Longtime readers of this blog might remember I occasionally write about my concert-ushering adventures with my sister. I expanded that idea for my most-recent post over on the SGF Co-op blog - lots of ideas about free fun by finding volunteer opportunities in your community; spending time instead money. Check it out!

Tuesday, April 14, 2009

Our Real Easter Egg Hunt

Now you see them:

Now you don't:

We get the fun of real egg hunts around here. Last week (April 10th) Tweedit, one of our guinea hens, stopped coming back to the coop at night. That meant either something got her or, more likely this time of year, she was now setting on a nest. So I started looking for her, and found her out front between a shed wall and some very prickly Oregon Grape (that's her tail feathers in the second photo - pretty good camouflage). Then, yesterday, when I saw her eating and getting a drink of water I ran to see what she was setting on. I counted 22 eggs. Usually a few don't hatch, and a few of the baby keets won't make it out of the nest, so I'm predicting she'll bring us a dozen babies on May 8th. My Old Farmer's Almanac says 26-28 days for a guinea incubation period. Anyone else care to place their bets?

Thursday, April 9, 2009

April Update

Now that that Spring is peeping 'round the corner, I've been busy out and about. This means more things than ever to post about, and less time to post.

Monday was Aries' birthday, so I made him an apple pie (he'd rather have that than a cake). I used an unknown variety of apple, gleaned from an old tree in the old part of town (probably planted some time between 1880 and 1920), stored in the cellar since fall. The apples have kept well, and made a wonderful pie. After reading the post by Matron of Husbandry about grafting fruit trees, one of my projects this summer will be to grow out some crabapple shoots to use for grafting stock for scions I'll cut from that old tree next January. It's a wonderful apple - does well here, stores well, and works for applesauce, pies, and fresh eating. By grafting to crabapple rootstock, I'm thinking I can have those apples in a smaller-size tree in my own orchard.

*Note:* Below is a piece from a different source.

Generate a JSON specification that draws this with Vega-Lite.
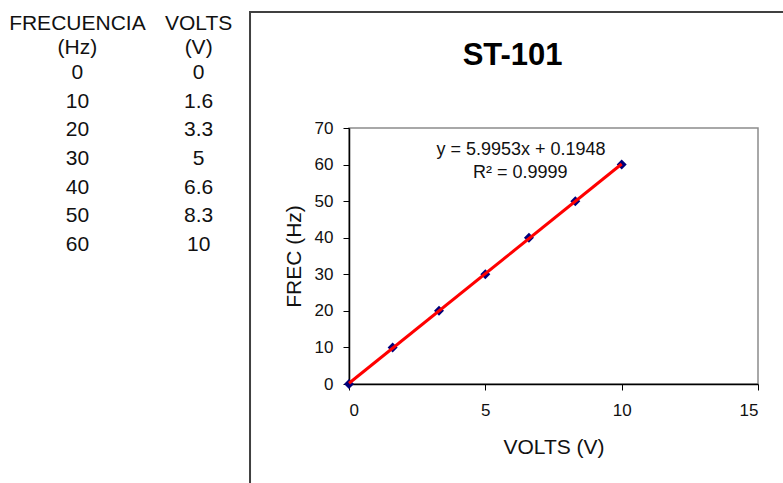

I've started doing Pilates a couple of times a week. Each day after, I've been a bit sore but feel good about doing something for myself (this getting old is not for sissies). I've got this year's baby chicks out of the living room and into the dog run full-time now, moving the dog crate into the doghouse out there to shut them up in at night for predator-protection (great horned owls live in the pine trees across the street). I've started my garden seedlings in the bedroom, so made a lights set-up using a couple of old shop lights, drapery rods, a plank, and ladderback chairs. My daffodils are in full bloom outside. Some big double ones are too heavy for their stalks, so I use those for bouquets inside. I think a single blossom floating in an antique dessert dish on the bathroom counter looks like a water lily. Tomorrow, Oz-time, is my turn over at the SGF Co-op blog, so I posted about my pepper plans for this year. I've got a chicken roasting in the oven for dinner, and I'm off to Reno for a Sierra Club meeting this evening.